Essendon won the 1950 VFL Grand Final 13.14 (92) to 7.12 (54) in front of a crowd of 87,601 and The Argus newspaper, judged Les Foote as best on ground.

==Coaching==
Foote took up a captain-coach position with the New South Wales based Berrigan Football Club in the Murray Football League. He coached Berrigan in 1952 (3rd) and 1953 (3rd), before returning to the VFL in 1954 as captain-coach of St. Kilda.

St Kilda finished 12th in both 1954 and 1955 under captain-coach, Les Foote until he retired after the 1955 VFL season and was replaced as coach by Alan Killigrew.

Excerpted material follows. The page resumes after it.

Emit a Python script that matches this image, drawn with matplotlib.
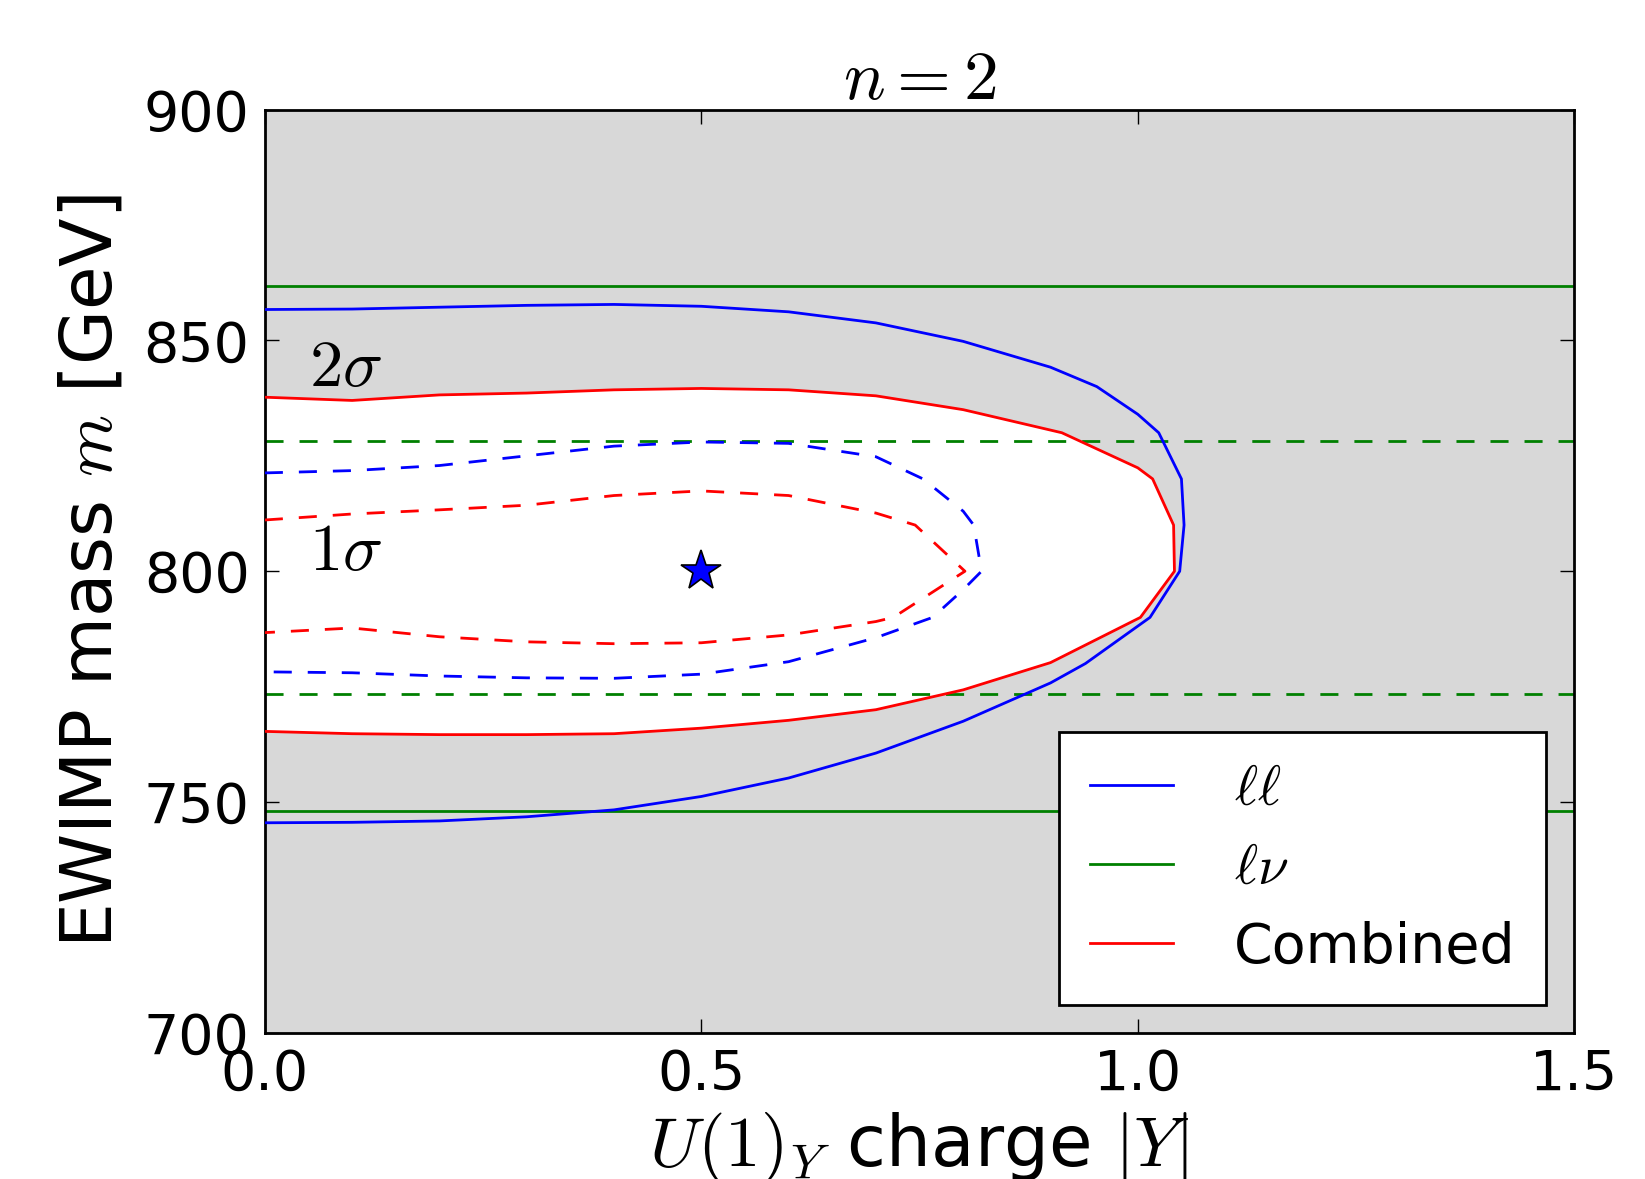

Foote was captain-coach of Maffra Football Club in 1956 and they lost the Gippsland Football League grand final to Bairnsdale, then was captain-coach of Preston in 1957 (4th) and 1958 (12th), then returned to Maffra as captain-coach in 1959, where they finished 4th.

Foote coached North Melbourne Football Club Reserves to the 1967 VFL Premiership.

In 1972, Foote coached Canterbury Football Club for one year only in the South East Suburban Football League, but did lead them to a premiership, with Canterbury: 22.11 - 133 defeating St. Kilda City: 17.13 - 115 in the SESFL grand final.

In 1976, he was non-playing coach of VFA Second Division Club Box Hill, who finished 9th on the ladder.

==Awards==
He won three best and fairest awards with North Melbourne (1945, 1949, and 1950).

He won the St Kilda best and fairest award in 1954, having returned to the highest, toughest, and fastest level of Australian Rules football, and at the (in those days) advanced age of 30, Foote won St Kilda's best and fairest in front of the 1958 Brownlow Medalist Neil Roberts, the 8-time Victorian representative Keith Drinan, and 4-time Victorian representative and 1958 All-Australian player Jim Ross (the three won seven best and fairest awards between them).

Les Foote was inducted into the Australian Football Hall of Fame in 1996.

In 2005, Foote was named Shinboner of the early era (1925–1950)

Foote served in the RAAF during World War Two from 1942 to 1946 as a leading aircraftman.